When looking at Iran’s 65th Airborne Special Force Brigade, you might notice a few striking features similar to U.S SOF units. For example, the Iranians’ yellow enlisted chevrons seem a lot like the yellow chevrons on the old Army greens. Additionally, before the Iranian Revolution, their unit insignia looked a lot like the De Oppresso Liber crest that signifies the United States Army Special Forces.
The distinctive green beret worn by the Iranians may not be the same shade of green worn by today’s U.S. Army Special Forces, but Iranian special operators wear green for a reason — they were trained by Americans.
In the 1960s, the United States sent four operational detachments of Army Special Forces operators to Iran to train the Shah’s Imperial military forces. The Mobile Training Teams spent two years in-country as Military Assistance Advisory Group Iran. Before they could even get to Iran, the soldiers had to pass the Special Forces Officer course at Fort Bragg, then learn Farsi at the Defense Language Institute in Monterey, California. Only then would they be shipped to Iran to train Iranian Special Forces.
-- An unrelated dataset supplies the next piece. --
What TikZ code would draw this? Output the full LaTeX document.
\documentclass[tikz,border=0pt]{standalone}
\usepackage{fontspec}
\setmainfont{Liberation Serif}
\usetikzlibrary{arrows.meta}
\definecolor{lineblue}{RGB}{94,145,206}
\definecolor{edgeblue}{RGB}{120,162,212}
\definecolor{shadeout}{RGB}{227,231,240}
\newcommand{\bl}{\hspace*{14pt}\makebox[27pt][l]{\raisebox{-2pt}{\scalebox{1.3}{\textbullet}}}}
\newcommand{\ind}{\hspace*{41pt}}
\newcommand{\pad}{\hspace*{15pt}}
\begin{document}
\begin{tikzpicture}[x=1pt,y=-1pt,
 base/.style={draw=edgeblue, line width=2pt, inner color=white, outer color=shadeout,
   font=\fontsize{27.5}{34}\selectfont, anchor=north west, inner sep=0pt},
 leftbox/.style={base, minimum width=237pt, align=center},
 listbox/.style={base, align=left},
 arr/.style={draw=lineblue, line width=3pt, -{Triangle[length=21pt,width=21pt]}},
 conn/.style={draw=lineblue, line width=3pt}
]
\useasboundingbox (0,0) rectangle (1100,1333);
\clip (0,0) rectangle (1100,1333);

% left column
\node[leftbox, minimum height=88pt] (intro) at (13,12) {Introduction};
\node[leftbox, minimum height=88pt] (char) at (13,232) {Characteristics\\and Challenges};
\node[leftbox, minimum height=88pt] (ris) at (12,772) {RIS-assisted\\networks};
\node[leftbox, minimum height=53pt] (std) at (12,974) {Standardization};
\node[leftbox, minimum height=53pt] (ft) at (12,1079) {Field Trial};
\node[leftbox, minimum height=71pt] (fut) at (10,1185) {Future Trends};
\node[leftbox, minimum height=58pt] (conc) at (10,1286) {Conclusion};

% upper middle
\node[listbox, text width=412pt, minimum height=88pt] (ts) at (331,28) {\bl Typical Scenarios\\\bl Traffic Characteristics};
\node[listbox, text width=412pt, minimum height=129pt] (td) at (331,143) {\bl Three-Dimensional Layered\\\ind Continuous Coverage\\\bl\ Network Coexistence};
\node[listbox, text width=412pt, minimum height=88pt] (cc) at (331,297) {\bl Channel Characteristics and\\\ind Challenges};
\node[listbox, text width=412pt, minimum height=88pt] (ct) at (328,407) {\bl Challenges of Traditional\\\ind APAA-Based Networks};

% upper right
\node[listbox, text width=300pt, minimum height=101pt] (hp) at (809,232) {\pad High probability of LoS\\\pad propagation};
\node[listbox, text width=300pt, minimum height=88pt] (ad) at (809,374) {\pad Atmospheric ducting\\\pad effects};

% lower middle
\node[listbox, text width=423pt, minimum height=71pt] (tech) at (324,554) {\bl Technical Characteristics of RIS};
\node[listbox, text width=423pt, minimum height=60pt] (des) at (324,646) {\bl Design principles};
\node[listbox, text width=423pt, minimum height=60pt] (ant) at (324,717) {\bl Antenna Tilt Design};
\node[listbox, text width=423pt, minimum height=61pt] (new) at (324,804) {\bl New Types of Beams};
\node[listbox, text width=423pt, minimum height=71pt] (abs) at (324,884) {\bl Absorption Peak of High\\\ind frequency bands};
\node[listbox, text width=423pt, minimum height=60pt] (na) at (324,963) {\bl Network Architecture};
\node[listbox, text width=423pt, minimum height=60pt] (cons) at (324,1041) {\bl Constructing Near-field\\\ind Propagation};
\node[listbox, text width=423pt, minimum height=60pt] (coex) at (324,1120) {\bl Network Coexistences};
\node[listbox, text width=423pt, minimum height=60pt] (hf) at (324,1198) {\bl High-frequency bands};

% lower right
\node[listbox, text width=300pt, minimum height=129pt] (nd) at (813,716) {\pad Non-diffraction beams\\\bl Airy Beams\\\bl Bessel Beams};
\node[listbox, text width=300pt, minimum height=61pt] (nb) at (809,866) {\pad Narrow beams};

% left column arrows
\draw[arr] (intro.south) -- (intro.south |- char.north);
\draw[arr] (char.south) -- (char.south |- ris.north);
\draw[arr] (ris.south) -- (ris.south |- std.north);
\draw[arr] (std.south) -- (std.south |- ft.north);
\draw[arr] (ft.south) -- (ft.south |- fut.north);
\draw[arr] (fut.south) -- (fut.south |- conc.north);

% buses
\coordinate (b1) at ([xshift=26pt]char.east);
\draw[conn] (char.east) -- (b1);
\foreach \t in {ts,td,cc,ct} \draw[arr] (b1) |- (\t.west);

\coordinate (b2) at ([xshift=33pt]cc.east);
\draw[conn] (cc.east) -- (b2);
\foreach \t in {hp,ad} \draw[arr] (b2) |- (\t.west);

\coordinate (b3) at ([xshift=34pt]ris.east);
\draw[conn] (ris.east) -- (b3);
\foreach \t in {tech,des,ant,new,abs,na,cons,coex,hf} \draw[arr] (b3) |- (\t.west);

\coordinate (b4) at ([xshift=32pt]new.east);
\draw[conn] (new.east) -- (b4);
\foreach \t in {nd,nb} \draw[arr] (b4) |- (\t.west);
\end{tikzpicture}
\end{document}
Although it has been a long time since the 65th was a part of the Imperial Iranian Special Forces, the unit survived the Iranian Revolution 0f 1979 and made it through the brutal Iran-Iraq War in the 1980s. It is now called 65th NOHED Brigade (which is just a Farsi acronym for “airborne special forces”).
The unit’s missions are very similar to the ones the U.S. Special Forces trained it for in the 1960s. The unit performs hostage rescue, psychological operations, and irregular warfare missions; it also trains for counter-terrorism missions both inside and outside of Iran. Furthermore, it now advises the Iranian Revolutionary Guard Corps as they fight for the Iran-dominated Assad regime in Syria against a fractured rebellion.
Inside the Iranian military, the unit is known as the “powerful ghosts.” The nickname stems from a mission undertaken by the 65th in the mid-1990s. The unit was tasked to capture buildings around Tehran from the regular military; it was able to achieve the mission in under two hours.
The 65th’s current training includes endurance, survival, and combat training in desert, jungle, and mountain environments. Additionally, the unit conducts parachute and freefall training, as their erstwhile American allies taught them so long ago.